Rz. 12
Der Grundsatz der Entscheidungsfreiheit zur Geltendmachung des Pflichtteilsanspruchs durch den Pflichtteilsberechtigten selbst ist auch eingeschränkt, wenn der Pflichtteilsberechtigte minderjährig ist. In diesen Fällen wird der Pflichtteilsanspruch vom Sorgeberechtigten des Minderjährigen geltend gemacht. Der überlebende Ehegatte als Alleinerbe kann als Inhaber des Sorgerechts entscheiden, ob der Pflichtteilsanspruch minderjähriger Kinder des Erblassers geltend gemacht oder sichergestellt wird. Bei erheblichen Anhaltspunkten für einen Interessensgegensatz elterlicher Interessen und Interessen des Kindes kann das Familiengericht dem überlebenden Ehegatten insoweit die Vertretungsmacht entziehen, §§ 1629 Abs. 2 S. 3, 1796 Abs. 2 BGB, und eine Pflegschaft anordnen, § 1909 BGB. Grundsätzlich ist das aber nicht der Fall. Gefährdet der erbende Elternteil den Pflichtteilsanspruch des Kindes oder wurde ihm die Vermögenssorge entzogen, ist dem Kind jedoch ein Pfleger zu bestellen. In Fällen, in denen dem minderjährigen Pflichtteilsberechtigten der Anspruch gegen einen Elternteil zusteht, ist die Verjährung nach § 207 Abs. 1 Nr. 2 BGB gehemmt, sodass das Kind den Pflichtteilsanspruch bis zum Erreichen des 21. Lebensjahres geltend machen und durchsetzen kann.
Rz. 13
Durch eine Anordnung nach § 1638 BGB kann der Erblasser die Eltern des Kindes von der Verwaltung des Vermögens, das dieses durch den Erbfall erwirbt, ausschließen, was letztendlich einem Entzug der Vermögenssorge gleichkommt.

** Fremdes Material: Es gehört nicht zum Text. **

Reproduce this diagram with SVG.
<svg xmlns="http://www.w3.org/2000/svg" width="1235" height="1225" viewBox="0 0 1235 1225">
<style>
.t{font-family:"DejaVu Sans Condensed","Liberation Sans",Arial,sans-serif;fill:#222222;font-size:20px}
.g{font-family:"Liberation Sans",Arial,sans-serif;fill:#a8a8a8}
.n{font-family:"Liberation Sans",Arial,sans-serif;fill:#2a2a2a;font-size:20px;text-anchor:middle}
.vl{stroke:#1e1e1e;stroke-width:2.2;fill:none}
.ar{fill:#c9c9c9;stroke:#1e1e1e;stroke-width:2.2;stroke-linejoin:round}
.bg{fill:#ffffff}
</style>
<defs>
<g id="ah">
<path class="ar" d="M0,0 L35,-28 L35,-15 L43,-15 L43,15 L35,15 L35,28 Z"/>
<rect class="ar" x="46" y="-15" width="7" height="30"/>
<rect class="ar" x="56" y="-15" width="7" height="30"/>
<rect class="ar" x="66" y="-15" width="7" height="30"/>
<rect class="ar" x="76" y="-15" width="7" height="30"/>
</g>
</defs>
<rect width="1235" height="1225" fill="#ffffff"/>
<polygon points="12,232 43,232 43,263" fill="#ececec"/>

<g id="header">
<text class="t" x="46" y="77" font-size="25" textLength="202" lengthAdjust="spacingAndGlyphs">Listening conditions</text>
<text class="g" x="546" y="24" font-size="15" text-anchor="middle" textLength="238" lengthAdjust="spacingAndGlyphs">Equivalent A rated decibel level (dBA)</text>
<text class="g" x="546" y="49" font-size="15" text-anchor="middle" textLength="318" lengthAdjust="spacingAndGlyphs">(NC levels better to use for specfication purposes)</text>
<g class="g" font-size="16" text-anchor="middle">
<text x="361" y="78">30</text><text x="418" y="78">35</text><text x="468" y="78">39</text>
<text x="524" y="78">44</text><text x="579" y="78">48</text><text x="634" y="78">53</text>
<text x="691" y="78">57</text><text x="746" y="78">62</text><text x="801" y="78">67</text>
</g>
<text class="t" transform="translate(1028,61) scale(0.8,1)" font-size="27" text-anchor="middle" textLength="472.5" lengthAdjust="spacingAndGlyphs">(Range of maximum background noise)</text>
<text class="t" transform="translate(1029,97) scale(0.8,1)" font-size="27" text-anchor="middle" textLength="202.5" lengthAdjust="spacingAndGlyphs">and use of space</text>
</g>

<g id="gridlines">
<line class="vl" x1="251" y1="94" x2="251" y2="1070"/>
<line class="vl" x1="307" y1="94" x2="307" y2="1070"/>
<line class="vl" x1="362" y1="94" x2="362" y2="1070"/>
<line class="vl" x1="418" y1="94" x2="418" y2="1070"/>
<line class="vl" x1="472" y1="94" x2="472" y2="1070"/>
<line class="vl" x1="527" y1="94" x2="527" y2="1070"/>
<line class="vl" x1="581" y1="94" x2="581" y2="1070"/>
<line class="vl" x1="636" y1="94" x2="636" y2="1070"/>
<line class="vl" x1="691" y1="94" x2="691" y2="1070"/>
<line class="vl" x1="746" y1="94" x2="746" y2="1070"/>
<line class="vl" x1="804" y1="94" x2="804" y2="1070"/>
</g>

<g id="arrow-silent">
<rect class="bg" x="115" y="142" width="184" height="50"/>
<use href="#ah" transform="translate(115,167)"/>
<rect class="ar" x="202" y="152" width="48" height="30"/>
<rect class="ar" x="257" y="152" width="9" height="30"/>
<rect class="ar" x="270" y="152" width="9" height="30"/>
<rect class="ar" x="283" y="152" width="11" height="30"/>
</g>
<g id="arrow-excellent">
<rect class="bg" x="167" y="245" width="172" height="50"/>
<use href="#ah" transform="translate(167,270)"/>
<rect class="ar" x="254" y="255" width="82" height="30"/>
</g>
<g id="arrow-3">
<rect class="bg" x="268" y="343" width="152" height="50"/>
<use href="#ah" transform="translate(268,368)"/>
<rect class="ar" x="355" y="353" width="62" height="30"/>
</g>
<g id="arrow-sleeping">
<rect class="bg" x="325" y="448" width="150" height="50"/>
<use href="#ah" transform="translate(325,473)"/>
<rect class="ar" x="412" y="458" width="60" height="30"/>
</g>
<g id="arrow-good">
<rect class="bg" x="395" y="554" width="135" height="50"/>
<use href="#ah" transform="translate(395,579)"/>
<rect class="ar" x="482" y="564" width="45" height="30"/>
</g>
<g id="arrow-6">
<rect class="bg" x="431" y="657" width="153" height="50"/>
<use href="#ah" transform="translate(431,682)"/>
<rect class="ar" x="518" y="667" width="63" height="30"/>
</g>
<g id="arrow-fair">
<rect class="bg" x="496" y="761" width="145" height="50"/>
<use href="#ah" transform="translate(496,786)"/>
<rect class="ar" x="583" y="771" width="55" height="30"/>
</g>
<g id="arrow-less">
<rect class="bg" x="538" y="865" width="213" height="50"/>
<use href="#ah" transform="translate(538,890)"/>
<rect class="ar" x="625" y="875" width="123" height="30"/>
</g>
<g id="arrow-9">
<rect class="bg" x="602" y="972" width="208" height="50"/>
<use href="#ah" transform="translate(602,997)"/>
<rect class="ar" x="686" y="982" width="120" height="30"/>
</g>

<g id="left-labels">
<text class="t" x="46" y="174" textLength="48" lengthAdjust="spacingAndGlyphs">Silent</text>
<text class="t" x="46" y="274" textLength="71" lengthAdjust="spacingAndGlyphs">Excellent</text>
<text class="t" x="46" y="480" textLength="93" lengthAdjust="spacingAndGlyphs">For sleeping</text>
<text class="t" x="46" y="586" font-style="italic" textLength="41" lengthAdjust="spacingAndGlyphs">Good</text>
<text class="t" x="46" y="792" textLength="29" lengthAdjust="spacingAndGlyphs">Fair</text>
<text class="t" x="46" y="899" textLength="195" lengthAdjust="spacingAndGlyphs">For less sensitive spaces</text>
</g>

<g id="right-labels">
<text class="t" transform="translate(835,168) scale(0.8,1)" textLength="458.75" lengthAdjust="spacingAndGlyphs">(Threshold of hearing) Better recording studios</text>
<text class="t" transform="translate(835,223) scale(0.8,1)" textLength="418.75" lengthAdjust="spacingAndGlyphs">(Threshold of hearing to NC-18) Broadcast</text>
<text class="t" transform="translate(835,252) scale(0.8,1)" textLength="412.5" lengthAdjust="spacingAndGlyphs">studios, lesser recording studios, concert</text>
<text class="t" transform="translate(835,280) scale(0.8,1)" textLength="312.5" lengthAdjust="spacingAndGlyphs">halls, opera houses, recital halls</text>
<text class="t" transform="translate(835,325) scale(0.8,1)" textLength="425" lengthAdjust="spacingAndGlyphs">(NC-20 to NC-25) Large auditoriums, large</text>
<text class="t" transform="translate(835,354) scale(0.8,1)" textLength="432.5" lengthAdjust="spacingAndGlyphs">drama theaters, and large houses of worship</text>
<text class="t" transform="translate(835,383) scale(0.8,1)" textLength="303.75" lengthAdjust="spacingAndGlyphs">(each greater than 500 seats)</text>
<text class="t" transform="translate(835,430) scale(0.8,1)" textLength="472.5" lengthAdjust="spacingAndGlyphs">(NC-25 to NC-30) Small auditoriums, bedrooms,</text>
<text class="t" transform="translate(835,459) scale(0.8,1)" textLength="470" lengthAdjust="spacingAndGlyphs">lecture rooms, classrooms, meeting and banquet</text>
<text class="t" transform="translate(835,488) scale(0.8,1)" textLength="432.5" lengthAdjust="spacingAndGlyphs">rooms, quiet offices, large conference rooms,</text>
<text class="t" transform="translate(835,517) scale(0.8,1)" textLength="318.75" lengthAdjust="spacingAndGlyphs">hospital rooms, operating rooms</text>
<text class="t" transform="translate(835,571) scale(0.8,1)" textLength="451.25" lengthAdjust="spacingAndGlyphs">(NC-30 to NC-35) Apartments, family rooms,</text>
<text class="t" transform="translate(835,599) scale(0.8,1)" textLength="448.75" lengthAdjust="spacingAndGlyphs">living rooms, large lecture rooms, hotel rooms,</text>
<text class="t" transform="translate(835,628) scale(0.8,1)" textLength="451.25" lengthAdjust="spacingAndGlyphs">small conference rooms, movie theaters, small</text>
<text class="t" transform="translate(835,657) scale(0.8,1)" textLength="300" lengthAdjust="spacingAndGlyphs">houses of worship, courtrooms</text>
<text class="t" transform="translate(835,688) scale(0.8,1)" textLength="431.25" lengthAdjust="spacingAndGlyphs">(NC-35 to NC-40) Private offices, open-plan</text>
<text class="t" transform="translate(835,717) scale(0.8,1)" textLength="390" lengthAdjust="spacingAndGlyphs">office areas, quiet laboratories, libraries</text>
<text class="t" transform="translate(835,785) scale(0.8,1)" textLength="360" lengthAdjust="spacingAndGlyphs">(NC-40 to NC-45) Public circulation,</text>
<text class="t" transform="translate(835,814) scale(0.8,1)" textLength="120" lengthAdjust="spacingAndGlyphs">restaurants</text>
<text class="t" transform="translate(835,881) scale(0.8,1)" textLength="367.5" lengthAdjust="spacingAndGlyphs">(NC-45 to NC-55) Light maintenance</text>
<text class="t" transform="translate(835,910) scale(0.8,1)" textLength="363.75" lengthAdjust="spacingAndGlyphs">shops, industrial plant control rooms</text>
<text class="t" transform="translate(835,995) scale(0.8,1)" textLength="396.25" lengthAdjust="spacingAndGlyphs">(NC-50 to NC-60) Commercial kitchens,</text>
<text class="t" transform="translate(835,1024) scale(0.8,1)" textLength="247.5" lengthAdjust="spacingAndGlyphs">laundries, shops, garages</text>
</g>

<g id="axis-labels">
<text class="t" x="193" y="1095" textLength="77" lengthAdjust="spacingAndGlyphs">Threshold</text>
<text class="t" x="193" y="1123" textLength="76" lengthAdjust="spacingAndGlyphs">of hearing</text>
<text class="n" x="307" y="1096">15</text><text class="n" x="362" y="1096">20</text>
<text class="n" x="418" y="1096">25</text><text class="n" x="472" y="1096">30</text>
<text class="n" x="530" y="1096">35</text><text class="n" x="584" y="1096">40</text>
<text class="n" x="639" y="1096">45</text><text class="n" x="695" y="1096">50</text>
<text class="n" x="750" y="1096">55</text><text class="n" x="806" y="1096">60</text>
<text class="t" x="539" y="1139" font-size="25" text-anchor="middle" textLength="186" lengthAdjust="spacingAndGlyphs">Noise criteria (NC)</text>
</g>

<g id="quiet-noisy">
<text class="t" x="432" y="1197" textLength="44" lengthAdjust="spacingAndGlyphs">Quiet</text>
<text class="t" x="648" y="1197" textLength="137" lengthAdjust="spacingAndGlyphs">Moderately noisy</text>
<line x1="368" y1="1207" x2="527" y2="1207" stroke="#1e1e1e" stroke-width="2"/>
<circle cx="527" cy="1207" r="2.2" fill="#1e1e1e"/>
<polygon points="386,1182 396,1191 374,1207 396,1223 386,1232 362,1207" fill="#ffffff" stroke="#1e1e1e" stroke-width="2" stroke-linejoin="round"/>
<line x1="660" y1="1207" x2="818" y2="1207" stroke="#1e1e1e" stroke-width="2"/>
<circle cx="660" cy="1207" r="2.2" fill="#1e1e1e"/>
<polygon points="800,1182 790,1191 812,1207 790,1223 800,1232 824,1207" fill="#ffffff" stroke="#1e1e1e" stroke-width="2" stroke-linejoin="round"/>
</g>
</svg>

Dies hat zur Folge, dass die Eltern den Pflichtteil für das Kind nicht geltend machen können und nach § 1909 BGB ein Pfleger zu bestellen ist.
Rz. 14
Für die Beurteilung der Frage, wann ein erheblicher Interessensgegensatz i.S.d. § 1769 BGB vorliegt, ist zu berücksichtigen, ob der überlebende Ehegatte in der Lage sein wird, den Pflichtteilsanspruch nach Volljährigkeit des Kindes zu erfüllen. Wird der Pflichtteilsanspruch vom überlebenden Ehegatten weder erfüllt noch sichergestellt, so reicht dies zur Teilentziehung des Sorgerechts nicht aus. Weitere Gesichtspunkte müssen im Interesse des Familienfriedens hinzutreten. Geprüft werden muss, ob eine Gefährdung des Kindeswohl vorliegt. Sofern der Pflichtteilsanspruch des Minderjährigen nicht erfüllt wird, gilt für die Verjährung § 207 Abs. 1 Nr. 2 BGB. Nach dieser Vorschrift ist der Anspruch bis zum Erreichen des 21. Lebensjahres des Pflichtteilsberechtigten gehemmt. Im Interesse des Kindes wird das Familiengericht auf die Vorlage eines Vermögensverzeichnisses gem. § 1640 BGB drängen, um dem Minderjährigen eine Berechnungsgrundlage für seinen Pflichtteilsanspruch zu sichern, oder zur Durchsetzung des Pflichtanteilsanspruchs einen Ergänzungspfleger bestellen.